§ **AVAILABLE DATA**:
>> Begin
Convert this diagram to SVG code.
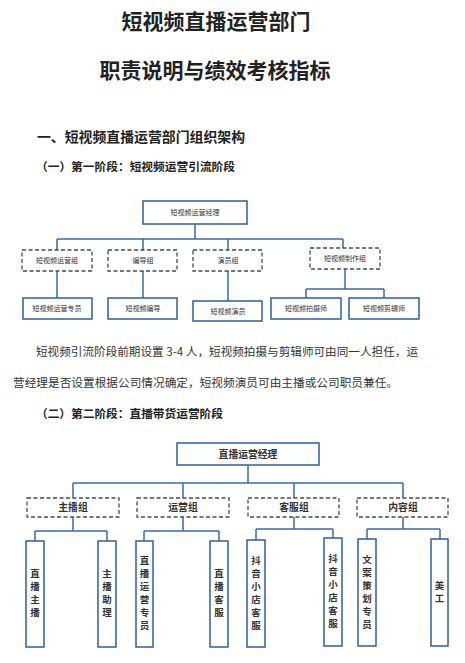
<svg xmlns="http://www.w3.org/2000/svg" width="465" height="663" viewBox="0 0 465 663">
<style>
text{font-family:"Noto Sans CJK SC","Noto Sans",sans-serif;fill:#222}
.t1{font-size:21px;font-weight:bold;text-anchor:middle}
.h1{font-size:13.5px;font-weight:bold}
.h2{font-size:11.5px;font-weight:bold}
.p{font-size:11.3px;fill:#333}
.box{fill:#fff;stroke:#2e5f9e;stroke-width:1.5}
.dash{fill:#fff;stroke:#4a4a4a;stroke-width:1.3;stroke-dasharray:4 2.5}
.con{fill:none;stroke:#3a6aa8;stroke-width:1.5}
.s{font-size:7px;text-anchor:middle;fill:#333}
.m{font-size:9.8px;text-anchor:middle;font-weight:bold;fill:#333}
.v{font-size:9.5px;text-anchor:middle;font-weight:bold;fill:#333}
</style>
<rect width="465" height="663" fill="#fff"/>
<text class="t1" x="216" y="29">短视频直播运营部门</text>
<text class="t1" x="215" y="78">职责说明与绩效考核指标</text>
<text class="h1" x="37" y="142" textLength="208" lengthAdjust="spacingAndGlyphs">一、短视频直播运营部门组织架构</text>
<text class="h2" x="36" y="171" textLength="199" lengthAdjust="spacingAndGlyphs">（一）第一阶段：短视频运营引流阶段</text>
<text class="p" x="36" y="356" textLength="382" lengthAdjust="spacingAndGlyphs">短视频引流阶段前期设置 3-4 人，短视频拍摄与剪辑师可由同一人担任，运</text>
<text class="p" x="13" y="387" textLength="385" lengthAdjust="spacingAndGlyphs">营经理是否设置根据公司情况确定，短视频演员可由主播或公司职员兼任。</text>
<text class="h2" x="36" y="418" textLength="187" lengthAdjust="spacingAndGlyphs">（二）第二阶段：直播带货运营阶段</text>
<g id="connectors">
<path class="con" d="M195 224V239M57 239H343M57 239V250M143 239V250M228 239V250M343 239V248"/>
<path class="con" d="M57 271V298M143 271V298M228 271V301M345 269V289M306 289H384M306 289V298M384 289V298"/>
<path class="con" d="M248 465V483M73 483H403M73 483V498M183 483V498M294 483V498M403 483V498"/>
<path class="con" d="M73 517V531M35 531H107M35 531V541M107 531V541"/>
<path class="con" d="M183 517V531M144 531H219M144 531V541M219 531V541"/>
<path class="con" d="M294 517V529M256 529H333M256 529V540M333 529V538"/>
<path class="con" d="M403 517V529M367 529H440M367 529V539M440 529V539"/>
</g>
<g id="n1"><rect class="box" x="143" y="201" width="104" height="23"/><text class="s" x="195" y="215">短视频运营经理</text></g>
<g id="n2"><rect class="dash" x="22" y="250" width="70" height="21"/><text class="s" x="57" y="263">短视频运营组</text></g>
<g id="n3"><rect class="dash" x="108" y="250" width="69" height="21"/><text class="s" x="143" y="263">编导组</text></g>
<g id="n4"><rect class="dash" x="193" y="250" width="69" height="21"/><text class="s" x="228" y="263">演员组</text></g>
<g id="n5"><rect class="dash" x="310" y="248" width="70" height="21"/><text class="s" x="345" y="261">短视频制作组</text></g>
<g id="n6"><rect class="box" x="23" y="298" width="69" height="21"/><text class="s" x="57" y="311">短视频运营专员</text></g>
<g id="n7"><rect class="box" x="108" y="298" width="69" height="21"/><text class="s" x="143" y="311">短视频编导</text></g>
<g id="n8"><rect class="box" x="193" y="301" width="69" height="20"/><text class="s" x="228" y="314">短视频演员</text></g>
<g id="n9"><rect class="box" x="271" y="298" width="70" height="21"/><text class="s" x="306" y="311">短视频拍摄师</text></g>
<g id="n10"><rect class="box" x="349" y="298" width="70" height="21"/><text class="s" x="384" y="311">短视频剪辑师</text></g>
<g id="m1"><rect class="box" x="177" y="443" width="142" height="22"/><text class="m" x="248" y="457.5">直播运营经理</text></g>
<g id="m2"><rect class="dash" x="27" y="498" width="92" height="19"/><text class="m" x="73" y="511">主播组</text></g>
<g id="m3"><rect class="dash" x="137" y="498" width="92" height="19"/><text class="m" x="183" y="511">运营组</text></g>
<g id="m4"><rect class="dash" x="248" y="498" width="91" height="19"/><text class="m" x="294" y="511">客服组</text></g>
<g id="m5"><rect class="dash" x="357" y="498" width="91" height="19"/><text class="m" x="403" y="511">内容组</text></g>
<g id="v1"><rect class="box" x="26" y="541" width="18" height="106"/><text class="v" x="35"><tspan x="35" y="577">直</tspan><tspan x="35" y="590">播</tspan><tspan x="35" y="603">主</tspan><tspan x="35" y="616">播</tspan></text></g>
<g id="v2"><rect class="box" x="98" y="541" width="18" height="106"/><text class="v"><tspan x="107" y="577">主</tspan><tspan x="107" y="590">播</tspan><tspan x="107" y="603">助</tspan><tspan x="107" y="616">理</tspan></text></g>
<g id="v3"><rect class="box" x="136" y="541" width="17" height="106"/><text class="v"><tspan x="144.5" y="564">直</tspan><tspan x="144.5" y="577">播</tspan><tspan x="144.5" y="590">运</tspan><tspan x="144.5" y="603">营</tspan><tspan x="144.5" y="616">专</tspan><tspan x="144.5" y="629">员</tspan></text></g>
<g id="v4"><rect class="box" x="210" y="541" width="18" height="106"/><text class="v"><tspan x="219" y="577">直</tspan><tspan x="219" y="590">播</tspan><tspan x="219" y="603">客</tspan><tspan x="219" y="616">服</tspan></text></g>
<g id="v5"><rect class="box" x="247" y="540" width="18" height="107"/><text class="v"><tspan x="256" y="564">抖</tspan><tspan x="256" y="577">音</tspan><tspan x="256" y="590">小</tspan><tspan x="256" y="603">店</tspan><tspan x="256" y="616">客</tspan><tspan x="256" y="629">服</tspan></text></g>
<g id="v6"><rect class="box" x="324" y="538" width="18" height="108"/><text class="v"><tspan x="333" y="562">抖</tspan><tspan x="333" y="575">音</tspan><tspan x="333" y="588">小</tspan><tspan x="333" y="601">店</tspan><tspan x="333" y="614">客</tspan><tspan x="333" y="627">服</tspan></text></g>
<g id="v7"><rect class="box" x="358" y="539" width="18" height="107"/><text class="v"><tspan x="367" y="563">文</tspan><tspan x="367" y="576">案</tspan><tspan x="367" y="589">策</tspan><tspan x="367" y="602">划</tspan><tspan x="367" y="615">专</tspan><tspan x="367" y="628">员</tspan></text></g>
<g id="v8"><rect class="box" x="431" y="539" width="17" height="107"/><text class="v"><tspan x="439.5" y="589">美</tspan><tspan x="439.5" y="602">工</tspan></text></g>
</svg>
>> End
Pictures are to be left out; repeat all the remaining data exactly.

Convert this diagram to SVG code.
<svg xmlns="http://www.w3.org/2000/svg" width="465" height="663" viewBox="0 0 465 663">
<style>
text{font-family:"Noto Sans CJK SC","Noto Sans",sans-serif;fill:#222}
.t1{font-size:21px;font-weight:bold;text-anchor:middle}
.h1{font-size:13.5px;font-weight:bold}
.h2{font-size:11.5px;font-weight:bold}
.p{font-size:11.3px;fill:#333}
.box{fill:#fff;stroke:#2e5f9e;stroke-width:1.5}
.dash{fill:#fff;stroke:#4a4a4a;stroke-width:1.3;stroke-dasharray:4 2.5}
.con{fill:none;stroke:#3a6aa8;stroke-width:1.5}
.s{font-size:7px;text-anchor:middle;fill:#333}
.m{font-size:9.8px;text-anchor:middle;font-weight:bold;fill:#333}
.v{font-size:9.5px;text-anchor:middle;font-weight:bold;fill:#333}
</style>
<rect width="465" height="663" fill="#fff"/>
<text class="t1" x="216" y="29">短视频直播运营部门</text>
<text class="t1" x="215" y="78">职责说明与绩效考核指标</text>
<text class="h1" x="37" y="142" textLength="208" lengthAdjust="spacingAndGlyphs">一、短视频直播运营部门组织架构</text>
<text class="h2" x="36" y="171" textLength="199" lengthAdjust="spacingAndGlyphs">（一）第一阶段：短视频运营引流阶段</text>
<text class="p" x="36" y="356" textLength="382" lengthAdjust="spacingAndGlyphs">短视频引流阶段前期设置 3-4 人，短视频拍摄与剪辑师可由同一人担任，运</text>
<text class="p" x="13" y="387" textLength="385" lengthAdjust="spacingAndGlyphs">营经理是否设置根据公司情况确定，短视频演员可由主播或公司职员兼任。</text>
<text class="h2" x="36" y="418" textLength="187" lengthAdjust="spacingAndGlyphs">（二）第二阶段：直播带货运营阶段</text>
<g id="connectors">
<path class="con" d="M195 224V239M57 239H343M57 239V250M143 239V250M228 239V250M343 239V248"/>
<path class="con" d="M57 271V298M143 271V298M228 271V301M345 269V289M306 289H384M306 289V298M384 289V298"/>
<path class="con" d="M248 465V483M73 483H403M73 483V498M183 483V498M294 483V498M403 483V498"/>
<path class="con" d="M73 517V531M35 531H107M35 531V541M107 531V541"/>
<path class="con" d="M183 517V531M144 531H219M144 531V541M219 531V541"/>
<path class="con" d="M294 517V529M256 529H333M256 529V540M333 529V538"/>
<path class="con" d="M403 517V529M367 529H440M367 529V539M440 529V539"/>
</g>
<g id="n1"><rect class="box" x="143" y="201" width="104" height="23"/><text class="s" x="195" y="215">短视频运营经理</text></g>
<g id="n2"><rect class="dash" x="22" y="250" width="70" height="21"/><text class="s" x="57" y="263">短视频运营组</text></g>
<g id="n3"><rect class="dash" x="108" y="250" width="69" height="21"/><text class="s" x="143" y="263">编导组</text></g>
<g id="n4"><rect class="dash" x="193" y="250" width="69" height="21"/><text class="s" x="228" y="263">演员组</text></g>
<g id="n5"><rect class="dash" x="310" y="248" width="70" height="21"/><text class="s" x="345" y="261">短视频制作组</text></g>
<g id="n6"><rect class="box" x="23" y="298" width="69" height="21"/><text class="s" x="57" y="311">短视频运营专员</text></g>
<g id="n7"><rect class="box" x="108" y="298" width="69" height="21"/><text class="s" x="143" y="311">短视频编导</text></g>
<g id="n8"><rect class="box" x="193" y="301" width="69" height="20"/><text class="s" x="228" y="314">短视频演员</text></g>
<g id="n9"><rect class="box" x="271" y="298" width="70" height="21"/><text class="s" x="306" y="311">短视频拍摄师</text></g>
<g id="n10"><rect class="box" x="349" y="298" width="70" height="21"/><text class="s" x="384" y="311">短视频剪辑师</text></g>
<g id="m1"><rect class="box" x="177" y="443" width="142" height="22"/><text class="m" x="248" y="457.5">直播运营经理</text></g>
<g id="m2"><rect class="dash" x="27" y="498" width="92" height="19"/><text class="m" x="73" y="511">主播组</text></g>
<g id="m3"><rect class="dash" x="137" y="498" width="92" height="19"/><text class="m" x="183" y="511">运营组</text></g>
<g id="m4"><rect class="dash" x="248" y="498" width="91" height="19"/><text class="m" x="294" y="511">客服组</text></g>
<g id="m5"><rect class="dash" x="357" y="498" width="91" height="19"/><text class="m" x="403" y="511">内容组</text></g>
<g id="v1"><rect class="box" x="26" y="541" width="18" height="106"/><text class="v" x="35"><tspan x="35" y="577">直</tspan><tspan x="35" y="590">播</tspan><tspan x="35" y="603">主</tspan><tspan x="35" y="616">播</tspan></text></g>
<g id="v2"><rect class="box" x="98" y="541" width="18" height="106"/><text class="v"><tspan x="107" y="577">主</tspan><tspan x="107" y="590">播</tspan><tspan x="107" y="603">助</tspan><tspan x="107" y="616">理</tspan></text></g>
<g id="v3"><rect class="box" x="136" y="541" width="17" height="106"/><text class="v"><tspan x="144.5" y="564">直</tspan><tspan x="144.5" y="577">播</tspan><tspan x="144.5" y="590">运</tspan><tspan x="144.5" y="603">营</tspan><tspan x="144.5" y="616">专</tspan><tspan x="144.5" y="629">员</tspan></text></g>
<g id="v4"><rect class="box" x="210" y="541" width="18" height="106"/><text class="v"><tspan x="219" y="577">直</tspan><tspan x="219" y="590">播</tspan><tspan x="219" y="603">客</tspan><tspan x="219" y="616">服</tspan></text></g>
<g id="v5"><rect class="box" x="247" y="540" width="18" height="107"/><text class="v"><tspan x="256" y="564">抖</tspan><tspan x="256" y="577">音</tspan><tspan x="256" y="590">小</tspan><tspan x="256" y="603">店</tspan><tspan x="256" y="616">客</tspan><tspan x="256" y="629">服</tspan></text></g>
<g id="v6"><rect class="box" x="324" y="538" width="18" height="108"/><text class="v"><tspan x="333" y="562">抖</tspan><tspan x="333" y="575">音</tspan><tspan x="333" y="588">小</tspan><tspan x="333" y="601">店</tspan><tspan x="333" y="614">客</tspan><tspan x="333" y="627">服</tspan></text></g>
<g id="v7"><rect class="box" x="358" y="539" width="18" height="107"/><text class="v"><tspan x="367" y="563">文</tspan><tspan x="367" y="576">案</tspan><tspan x="367" y="589">策</tspan><tspan x="367" y="602">划</tspan><tspan x="367" y="615">专</tspan><tspan x="367" y="628">员</tspan></text></g>
<g id="v8"><rect class="box" x="431" y="539" width="17" height="107"/><text class="v"><tspan x="439.5" y="589">美</tspan><tspan x="439.5" y="602">工</tspan></text></g>
</svg>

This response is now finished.